Axon Instruments grew in the US, eventually employing nearly 150 people developing medical research equipment and software. Today it would be a rare sight not to spot an Axon instrument in every electrophysiology lab across the world, Redman says.

In 2000, Axon Instruments listed on the Australian stock exchange. It was a bumpy ride for the fledgling public company, but eventually it was attractive enough to investors and in 2004 it was bought out by US firm Molecular Devices Corporation. Finkel continues to play an active role in the company.
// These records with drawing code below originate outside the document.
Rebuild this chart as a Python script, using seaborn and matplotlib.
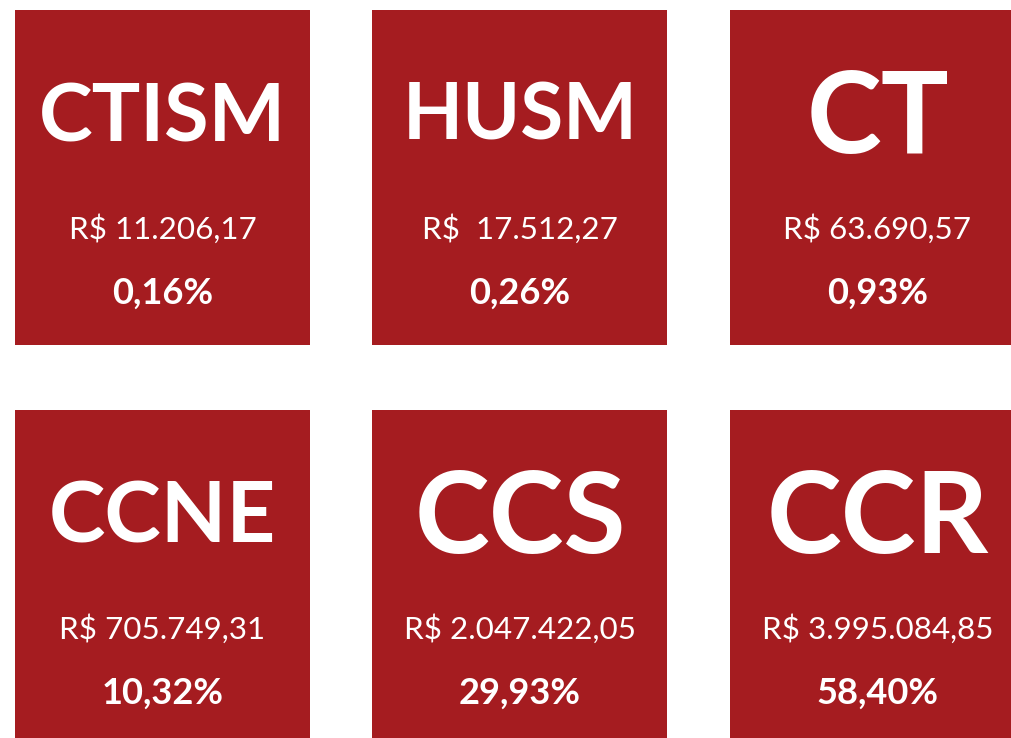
import matplotlib.pyplot as plt
import seaborn as sns
from matplotlib.patches import Rectangle

# Data
units = ["CTISM", "HUSM", "CT", "CCNE", "CCS", "CCR"]
amounts = ["R$ 11.206,17", "R$  17.512,27", "R$ 63.690,57",
           "R$ 705.749,31", "R$ 2.047.422,05", "R$ 3.995.084,85"]
shares = ["0,16%", "0,26%", "0,93%", "10,32%", "29,93%", "58,40%"]

# Style
title_sizes = [58, 56, 81, 61, 81, 81]  # cap height in px
tile_color = "#A51C20"

sns.set_theme(style="white")
plt.rcParams["font.family"] = ["Lato", "DejaVu Sans"]

W, H, DPI = 1012, 738, 100
fig = plt.figure(figsize=(W / DPI, H / DPI), dpi=DPI)
ax = fig.add_axes([0, 0, 1, 1])
ax.set_xlim(0, W)
ax.set_ylim(H, 0)
ax.axis("off")

CAP = 0.7165          # Lato cap-height / em
px2pt = 72 / DPI
tile_w, tile_h = 295, 335
col_x = [15, 372.5, 730]
row_y = [10, 410]

for i, (name, amt, pct) in enumerate(zip(units, amounts, shares)):
    x0 = col_x[i % 3]
    y0 = row_y[i // 3]
    ax.add_patch(Rectangle((x0, y0), tile_w, tile_h, color=tile_color, lw=0))
    cx = x0 + tile_w / 2
    cap = title_sizes[i]
    ax.text(cx, y0 + 102 + cap / 2, name, ha="center", va="baseline",
            color="white", fontweight="bold", fontsize=cap / CAP * px2pt)
    ax.text(cx, y0 + 229, amt, ha="center", va="baseline",
            color="white", fontweight="normal", fontsize=22.5 / CAP * px2pt)
    ax.text(cx, y0 + 294, pct, ha="center", va="baseline",
            color="white", fontweight="bold", fontsize=26 / CAP * px2pt)

fig.savefig("out.png", dpi=DPI, facecolor="white")
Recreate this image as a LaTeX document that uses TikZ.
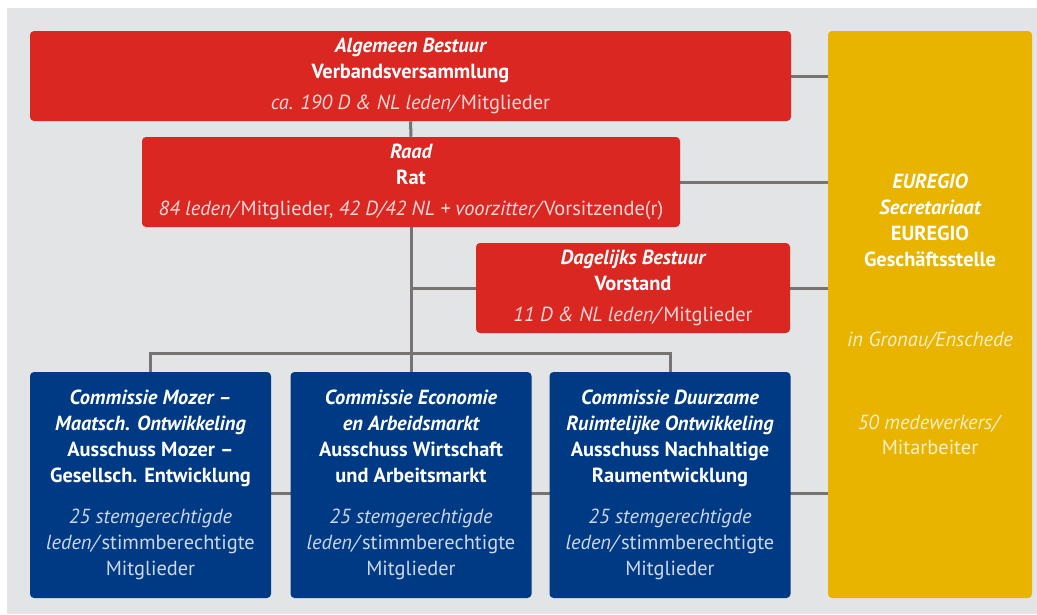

Since then, the Finkel family has continued to contribute to scientific endeavour in Australia in a number of ways through the Finkel Foundation. There is the science magazine COSMOS, the Australian Course in Advanced Neuroscience which takes place every year at North Stradbroke Island, the annual Finkel Prize at JCSMR and now the Finkel Theatre.

“My time at The John Curtin School of Medical Research remains an important part of my life,” Finkel said at the opening of the Finkel Theatre. “Axon developed here, and it’s been pretty successful. I wanted to take some of that success and contribute to the John Curtin School.”

At the opening of the Finkel Theatre, he paid thanks to the crucial work of the mechanical workshop of JCSMR. “What made my time here so wonderful was the resource of the mechanical workshop.

“Most new research comes from new instruments and I still remember the resources and support I got from them when I was here. I’m really pleased to see the enormous space dedicated to the new workshop which I’m sure will continue to contribute to help scientists make important international progress.”